Australia has previously been hailed as being ahead of the US in terms of rolling out the Domain Name System Security Extensions (DNSSEC), but has now fallen behind, and members of the information security industry are beginning to ask why.
DNSSEC is meant to protect internet users from forged DNS data, which makes it possible for malware, like DNSChanger, to operate.
At the beginning of last year, Australia was seen as being a year ahead of its counterparts in the US — but then the US implemented the service for .com domains in March 2011. When asked a month later about what was going on with the .au implementation, .au Domain Administration (auDA), the industry's policy and self-regulatory body for the .au domain, said that it was in the final stages of DNSSEC testing for .au, but that it would take another year for Australia to see it implemented.
Now, a year on, the top-level domains (TLDs) for .au remain unsigned.
F5 Networks chief technology officer Karl Tribes pointed out that the US has further left Australia behind by making the security extension a hard requirement for all US federal agencies' .gov domains, and said that other countries are also getting their acts together. He said he doesn't understand why Australia doesn't make rolling out DNSSEC a priority.
"US federal and other places have already begun doing this, so it's not like it's untested waters," he said.
AuDA told ZDNet Australia that it is taking a cautious approach to the implementation of DNSSEC, and is closely monitoring the deployment and uses of other TLDs and country code top-level domains (ccTLDs).
"The .au structure differs from many other ccTLDs, because we have a policy authority (auDA) and a registry operator (AusRegistry), operate in a policy-rich environment, register names at the third level and have second-level zones, such as gov.au and edu.au, delegated to third parties."
According to auDA, it has now formed a DNSSEC working group. This group, which includes members from major telco and domain registries, is expected to work with .au stakeholders to ensure that the implementation of DNSSEC can occur at both the parent (.au) and child zones (2ld.au). The working group is also expected to assist with developing DNSSEC policy, and educating registrants about the benefits of DNSSEC.

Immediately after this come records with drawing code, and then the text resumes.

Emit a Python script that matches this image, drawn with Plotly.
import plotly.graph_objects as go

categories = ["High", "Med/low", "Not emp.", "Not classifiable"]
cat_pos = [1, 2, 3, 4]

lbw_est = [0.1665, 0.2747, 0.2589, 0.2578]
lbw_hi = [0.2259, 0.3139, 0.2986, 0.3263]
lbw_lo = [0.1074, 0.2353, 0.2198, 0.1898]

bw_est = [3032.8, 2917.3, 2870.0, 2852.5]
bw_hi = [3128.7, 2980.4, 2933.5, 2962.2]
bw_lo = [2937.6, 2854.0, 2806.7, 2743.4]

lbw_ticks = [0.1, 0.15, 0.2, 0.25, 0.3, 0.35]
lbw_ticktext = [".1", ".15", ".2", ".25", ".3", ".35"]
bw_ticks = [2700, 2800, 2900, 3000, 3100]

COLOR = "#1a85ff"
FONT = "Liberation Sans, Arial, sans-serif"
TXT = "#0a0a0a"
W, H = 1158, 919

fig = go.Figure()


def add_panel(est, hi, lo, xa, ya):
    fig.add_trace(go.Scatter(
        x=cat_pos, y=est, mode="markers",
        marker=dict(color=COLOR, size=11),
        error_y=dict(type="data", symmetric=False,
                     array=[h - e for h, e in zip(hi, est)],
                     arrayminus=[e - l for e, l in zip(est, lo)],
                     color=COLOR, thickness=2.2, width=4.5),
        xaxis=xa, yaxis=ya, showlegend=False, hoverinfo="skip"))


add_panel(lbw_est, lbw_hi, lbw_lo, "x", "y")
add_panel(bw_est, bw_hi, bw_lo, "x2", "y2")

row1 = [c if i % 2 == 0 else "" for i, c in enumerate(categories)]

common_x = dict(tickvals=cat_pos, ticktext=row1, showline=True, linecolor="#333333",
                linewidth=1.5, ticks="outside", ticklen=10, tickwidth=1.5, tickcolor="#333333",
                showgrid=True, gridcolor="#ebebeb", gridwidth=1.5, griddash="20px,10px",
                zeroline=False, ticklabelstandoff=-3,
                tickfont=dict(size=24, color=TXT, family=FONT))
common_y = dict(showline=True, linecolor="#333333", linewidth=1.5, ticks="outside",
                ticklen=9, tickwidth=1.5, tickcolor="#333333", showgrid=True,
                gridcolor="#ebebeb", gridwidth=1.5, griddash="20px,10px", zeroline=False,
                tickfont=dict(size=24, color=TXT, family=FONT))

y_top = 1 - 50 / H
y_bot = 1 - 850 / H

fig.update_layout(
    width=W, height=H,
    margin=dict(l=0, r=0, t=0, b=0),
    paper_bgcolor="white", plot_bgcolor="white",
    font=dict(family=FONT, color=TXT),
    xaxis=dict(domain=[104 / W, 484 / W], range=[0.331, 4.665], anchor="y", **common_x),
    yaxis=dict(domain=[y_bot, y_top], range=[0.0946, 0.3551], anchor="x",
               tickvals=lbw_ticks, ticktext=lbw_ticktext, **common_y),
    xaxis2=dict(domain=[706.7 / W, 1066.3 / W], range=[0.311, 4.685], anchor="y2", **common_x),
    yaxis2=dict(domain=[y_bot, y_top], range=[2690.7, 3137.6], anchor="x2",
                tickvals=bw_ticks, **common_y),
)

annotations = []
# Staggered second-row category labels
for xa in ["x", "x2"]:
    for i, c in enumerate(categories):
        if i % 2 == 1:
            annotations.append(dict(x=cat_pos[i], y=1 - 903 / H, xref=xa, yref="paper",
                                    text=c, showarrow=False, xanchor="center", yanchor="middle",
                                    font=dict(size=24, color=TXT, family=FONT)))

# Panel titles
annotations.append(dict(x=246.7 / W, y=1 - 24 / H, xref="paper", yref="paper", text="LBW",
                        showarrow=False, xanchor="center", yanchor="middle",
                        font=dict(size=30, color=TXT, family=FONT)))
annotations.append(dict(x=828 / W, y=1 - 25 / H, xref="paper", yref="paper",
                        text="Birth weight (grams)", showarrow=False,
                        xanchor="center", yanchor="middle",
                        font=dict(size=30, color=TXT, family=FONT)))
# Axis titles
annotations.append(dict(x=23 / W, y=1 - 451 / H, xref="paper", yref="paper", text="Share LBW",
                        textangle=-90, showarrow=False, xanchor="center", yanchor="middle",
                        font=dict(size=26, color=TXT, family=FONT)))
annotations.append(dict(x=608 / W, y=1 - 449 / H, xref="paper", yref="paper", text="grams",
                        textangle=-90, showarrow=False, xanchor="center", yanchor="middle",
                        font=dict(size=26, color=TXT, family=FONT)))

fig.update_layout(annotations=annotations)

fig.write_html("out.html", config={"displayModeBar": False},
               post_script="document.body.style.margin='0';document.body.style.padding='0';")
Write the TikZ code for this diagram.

Despite .com and other domains rolling out DNSSEC, there has been limited demand for it, according to Tribes, even though the process of deploying DNSSEC had been relatively painless for firms using the domains.
"Given the state of the technology and what's available now, it seems to me that it would be good to be proactive, because it's fairly painless to take these steps without massive impacts to your infrastructure, and be ahead of the curve. I can understand that you don't want to invest wildly into certain things, but it's quite modest to take these steps," he said.
ZDNet Australia's queries to Check Point and WatchGuard found that these vendors' current hardware products also typically ship with the ability for administrators to enable DNSSEC at their choosing. Representatives from both companies have been surprised that so few organisations have adopted DNSSEC for .com domains in wider numbers, and have put the trend down to a lack of awareness.